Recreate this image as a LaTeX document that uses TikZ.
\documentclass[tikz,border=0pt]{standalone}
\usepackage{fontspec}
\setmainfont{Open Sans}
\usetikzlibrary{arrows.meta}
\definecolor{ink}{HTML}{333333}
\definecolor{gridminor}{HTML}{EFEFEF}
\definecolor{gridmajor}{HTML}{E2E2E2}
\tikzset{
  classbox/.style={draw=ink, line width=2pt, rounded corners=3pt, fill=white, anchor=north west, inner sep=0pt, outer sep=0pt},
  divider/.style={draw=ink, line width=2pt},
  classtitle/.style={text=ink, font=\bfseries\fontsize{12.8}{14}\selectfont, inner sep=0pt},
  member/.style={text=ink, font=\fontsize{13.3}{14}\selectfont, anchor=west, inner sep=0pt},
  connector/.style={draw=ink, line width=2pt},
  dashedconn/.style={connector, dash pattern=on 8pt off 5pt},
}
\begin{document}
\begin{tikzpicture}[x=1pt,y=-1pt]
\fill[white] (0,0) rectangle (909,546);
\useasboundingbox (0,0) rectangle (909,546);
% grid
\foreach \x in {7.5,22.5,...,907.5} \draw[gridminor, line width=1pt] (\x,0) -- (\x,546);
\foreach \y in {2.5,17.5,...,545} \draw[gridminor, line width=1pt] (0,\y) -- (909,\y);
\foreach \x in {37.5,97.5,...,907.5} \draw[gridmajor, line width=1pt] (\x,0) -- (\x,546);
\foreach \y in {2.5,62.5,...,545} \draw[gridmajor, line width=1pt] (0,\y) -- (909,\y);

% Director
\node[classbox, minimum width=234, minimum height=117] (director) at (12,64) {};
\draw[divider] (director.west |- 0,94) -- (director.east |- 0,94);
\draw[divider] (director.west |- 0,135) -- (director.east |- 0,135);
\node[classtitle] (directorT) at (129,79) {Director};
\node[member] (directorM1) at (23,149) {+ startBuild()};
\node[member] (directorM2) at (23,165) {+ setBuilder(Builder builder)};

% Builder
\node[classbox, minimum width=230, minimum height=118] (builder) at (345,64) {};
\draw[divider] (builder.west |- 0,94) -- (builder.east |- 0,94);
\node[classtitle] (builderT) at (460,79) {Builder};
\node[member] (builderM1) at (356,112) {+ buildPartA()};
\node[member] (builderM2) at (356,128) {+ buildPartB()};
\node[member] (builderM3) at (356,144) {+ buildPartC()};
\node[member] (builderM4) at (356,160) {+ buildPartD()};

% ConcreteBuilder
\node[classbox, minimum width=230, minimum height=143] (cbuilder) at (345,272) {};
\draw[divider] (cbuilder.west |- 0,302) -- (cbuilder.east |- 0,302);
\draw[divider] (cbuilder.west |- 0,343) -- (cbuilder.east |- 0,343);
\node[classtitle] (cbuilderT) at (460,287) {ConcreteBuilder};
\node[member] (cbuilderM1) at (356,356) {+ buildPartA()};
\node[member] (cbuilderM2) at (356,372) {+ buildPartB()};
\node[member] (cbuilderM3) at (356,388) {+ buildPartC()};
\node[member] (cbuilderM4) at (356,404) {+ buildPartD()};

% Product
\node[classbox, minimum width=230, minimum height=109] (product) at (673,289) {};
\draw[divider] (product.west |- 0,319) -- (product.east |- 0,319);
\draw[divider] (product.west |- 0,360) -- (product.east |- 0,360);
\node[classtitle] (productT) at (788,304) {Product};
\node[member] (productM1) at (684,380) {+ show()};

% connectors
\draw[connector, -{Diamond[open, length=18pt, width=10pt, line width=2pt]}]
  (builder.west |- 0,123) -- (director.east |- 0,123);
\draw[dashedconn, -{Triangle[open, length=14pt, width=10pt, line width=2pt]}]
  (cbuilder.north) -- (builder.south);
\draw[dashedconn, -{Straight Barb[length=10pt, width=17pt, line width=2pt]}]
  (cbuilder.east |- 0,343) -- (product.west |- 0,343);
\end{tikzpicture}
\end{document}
* * *
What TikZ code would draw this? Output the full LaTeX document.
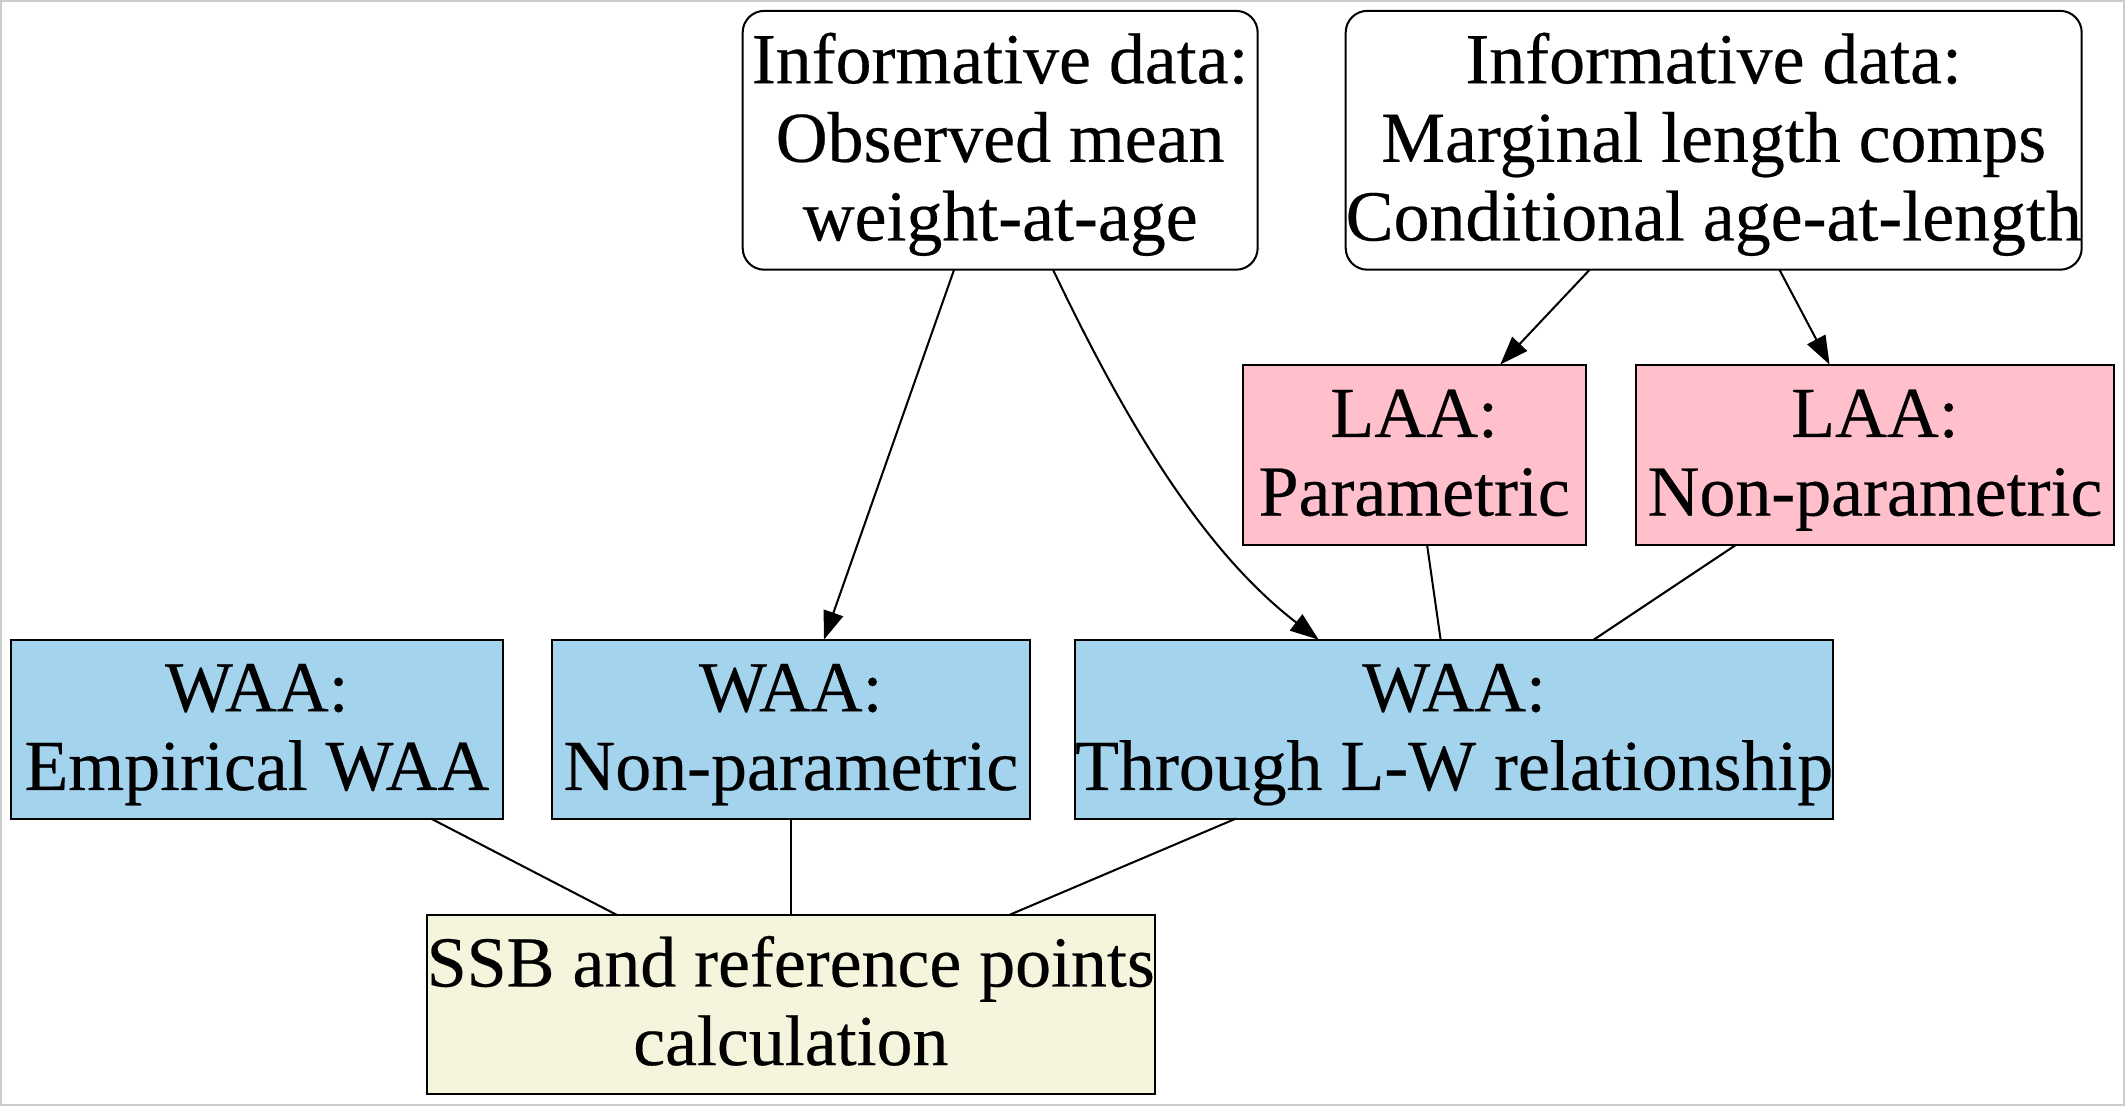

-- The request --
Your task is to report how many lines of the material include the string "this". Give the number and no other words.

-- The answer --
2